There is a related argument, often heard here, that Alberta should be socking away more of its public revenue from non-renewable resources for the future, the way Norway does. But it’s not at all clear to me that it is smart for a non-sovereign jurisdiction that doesn’t control its borders to “save” for a totally different future populace. To be honest, it sounds a little bit like a con. Alberta’s economy began “diversifying” fairly rapidly at more or less the exact moment politicians stopped talking about centrally planned “diversification”. Centrally planned permanent “investment” of resource revenues seems somewhat likely to have the same quality.

When politicians want to spend current revenues on health and education, they’re quite happy to refer to that as an “investment”. Yet some of these same politicians would starve health and education of resource revenue today so that some of it can be used later when the “oil runs out”. As if our biggest problem right now weren’t getting that landlocked oil to market, so we aren’t left wallowing in it when technological progress eventually destroys the demand for oil and gas.
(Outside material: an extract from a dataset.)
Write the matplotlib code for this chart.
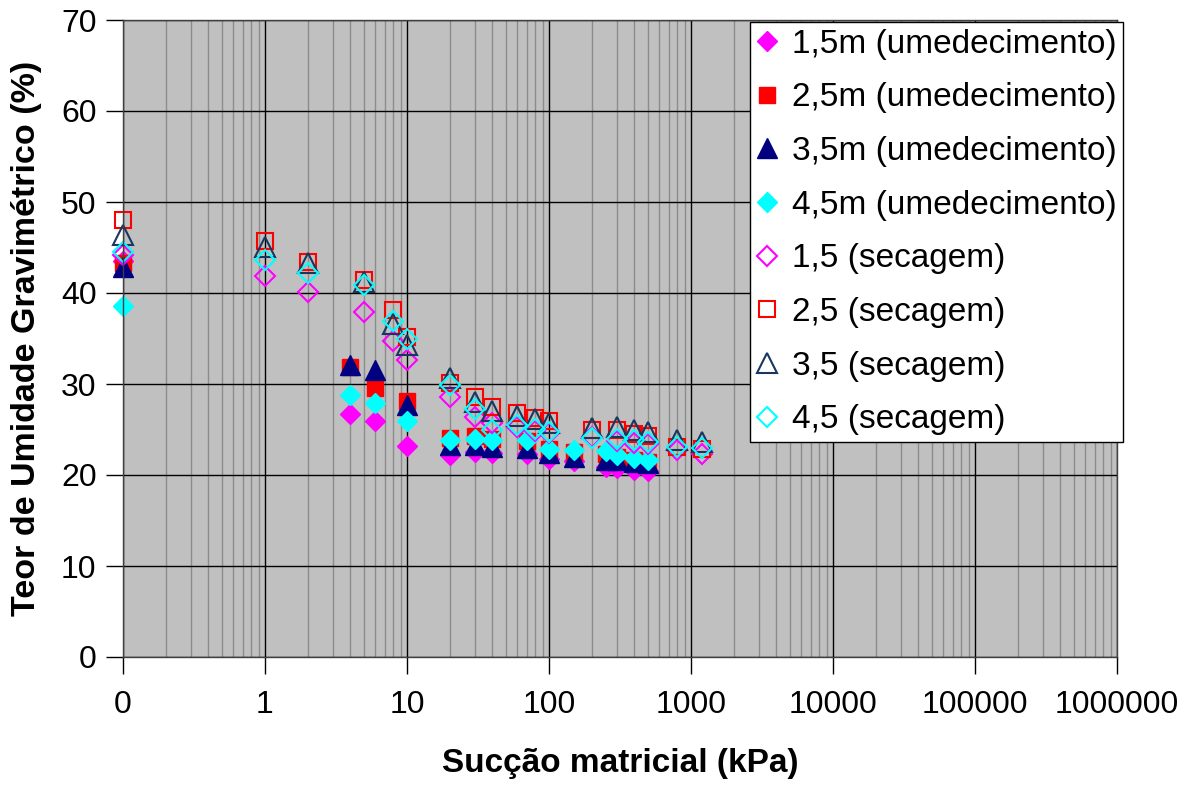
import matplotlib
matplotlib.use("Agg")
import matplotlib.pyplot as plt
from matplotlib.ticker import LogLocator, FixedLocator, FixedFormatter, NullFormatter

plt.rcParams['font.family'] = ['Liberation Sans', 'DejaVu Sans']

# umedecimento (filled markers); 0 kPa is drawn at the axis minimum 0.1
x_umed = [0.1, 4, 6, 10, 20, 30, 40, 70, 100, 150, 250, 300, 400, 500]
umed_15 = [43.5, 26.7, 25.9, 23.2, 22.2, 22.5, 22.4, 22.3, 21.8, 21.5, 20.9, 20.8, 20.6, 20.4]
umed_25 = [43.3, 31.9, 29.6, 28.1, 24.1, 24.3, 24.0, 23.7, 22.9, 22.5, 22.3, 22.0, 21.6, 21.4]
umed_35 = [42.9, 32.1, 31.5, 27.7, 23.3, 23.3, 23.1, 23.0, 22.4, 22.0, 21.7, 21.6, 21.4, 21.3]
umed_45 = [38.6, 28.8, 27.9, 25.9, 23.9, 24.0, 23.8, 23.8, 22.9, 22.7, 22.6, 22.2, 21.9, 21.7]

# secagem (open markers)
x_sec = [0.1, 1, 2, 5, 8, 10, 20, 30, 40, 60, 80, 100, 200, 300, 400, 500, 800, 1200]
sec_15 = [44.2, 41.9, 40.1, 37.9, 34.7, 32.6, 28.6, 26.4, 25.7, 25.3, 24.8, 24.6, 24.2, 23.7, 23.5, 23.4, 22.8, 22.3]
sec_25 = [48.0, 45.7, 43.4, 41.4, 38.1, 35.2, 30.1, 28.6, 27.5, 26.8, 26.3, 25.9, 25.0, 24.9, 24.5, 24.3, 23.1, 22.9]
sec_35 = [46.4, 45.1, 43.3, 41.2, 36.6, 34.3, 30.7, 28.0, 27.0, 26.5, 26.2, 25.7, 25.2, 25.3, 25.0, 24.7, 23.8, 23.6]
sec_45 = [44.5, 43.6, 42.2, 40.9, 36.9, 34.9, 29.9, 27.3, 25.0, 25.5, 25.1, 24.7, 24.1, 24.0, 23.8, 23.6, 23.1, 23.0]

x_ticks = [0.1, 1, 10, 100, 1000, 10000, 100000, 1000000]
x_ticklabels = ["0", "1", "10", "100", "1000", "10000", "100000", "1000000"]

fig = plt.figure(figsize=(11.9, 7.89), dpi=100)
ax = fig.add_axes([123/1190, 1-657/789, (1117-123)/1190, (657-20)/789])
ax.set_facecolor('#C0C0C0')

ax.plot(x_umed, umed_15, ls='none', marker='D', ms=10, color='#FF00FF', mec='#FF00FF', clip_on=False, label='1,5m (umedecimento)')
ax.plot(x_umed, umed_25, ls='none', marker='s', ms=12, color='#FF0000', mec='#FF0000', clip_on=False, label='2,5m (umedecimento)')
ax.plot(x_umed, umed_35, ls='none', marker='^', ms=14, color='#000080', mec='#000080', clip_on=False, label='3,5m (umedecimento)')
ax.plot(x_umed, umed_45, ls='none', marker='D', ms=10, color='#00FFFF', mec='#00FFFF', clip_on=False, label='4,5m (umedecimento)')
ax.plot(x_sec, sec_15, ls='none', marker='D', ms=10, mfc='none', mec='#FF00FF', mew=1.5, clip_on=False, label='1,5 (secagem)')
ax.plot(x_sec, sec_25, ls='none', marker='s', ms=12, mfc='none', mec='#FF0000', mew=1.5, clip_on=False, label='2,5 (secagem)')
ax.plot(x_sec, sec_35, ls='none', marker='^', ms=14, mfc='none', mec='#17375E', mew=1.5, clip_on=False, label='3,5 (secagem)')
ax.plot(x_sec, sec_45, ls='none', marker='D', ms=10, mfc='none', mec='#00FFFF', mew=1.5, clip_on=False, label='4,5 (secagem)')

ax.set_xscale('log')
ax.set_xlim(0.1, 1000000)
ax.set_ylim(0, 70)
ax.xaxis.set_major_locator(FixedLocator(x_ticks))
ax.xaxis.set_major_formatter(FixedFormatter(x_ticklabels))
ax.xaxis.set_minor_locator(LogLocator(base=10, subs=range(2, 10), numticks=30))
ax.xaxis.set_minor_formatter(NullFormatter())
ax.set_yticks(range(0, 71, 10))

ax.grid(True, which='major', axis='both', color='#000000', lw=1)
ax.grid(True, which='minor', axis='x', color='#8C8C8C', lw=1)
ax.set_axisbelow(True)

ax.tick_params(axis='both', which='major', direction='out', length=12, width=1, labelsize=23, pad=7)
ax.tick_params(axis='x', which='minor', length=0)
ax.tick_params(axis='x', pad=12)
for s in ax.spines.values():
    s.set_color('#404040')
    s.set_linewidth(1)

ax.set_xlabel('Sucção matricial (kPa)', fontsize=24, fontweight='bold', labelpad=20)
ax.set_ylabel('Teor de Umidade Gravimétrico (%)', fontsize=24.5, fontweight='bold', labelpad=14)

leg = fig.legend(loc='upper left', bbox_to_anchor=(750/1190, 1-22/789), borderaxespad=0,
                 fontsize=24, numpoints=1, frameon=True, fancybox=False, framealpha=1,
                 edgecolor='black', handlelength=0.6, handletextpad=0.45, labelspacing=0.68,
                 borderpad=0.2)
leg.get_frame().set_linewidth(1)

fig.savefig('out.png', dpi=100)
That’s the fear that keeps me up at night as an Albertan: that some a-hole in Palo Alto has already made cold fusion work on a coffee table in his garage. (In the wee hours I can see the nerdy S.O.B., hunched over a circuit board and an Erlenmeyer flask as ugly fluorescent light beats down on his shoulders.) Ideally, we would like the oil to “run out” approximately five minutes before that happens, whether it’s tomorrow or in 2100. And that “we” includes Newfoundland.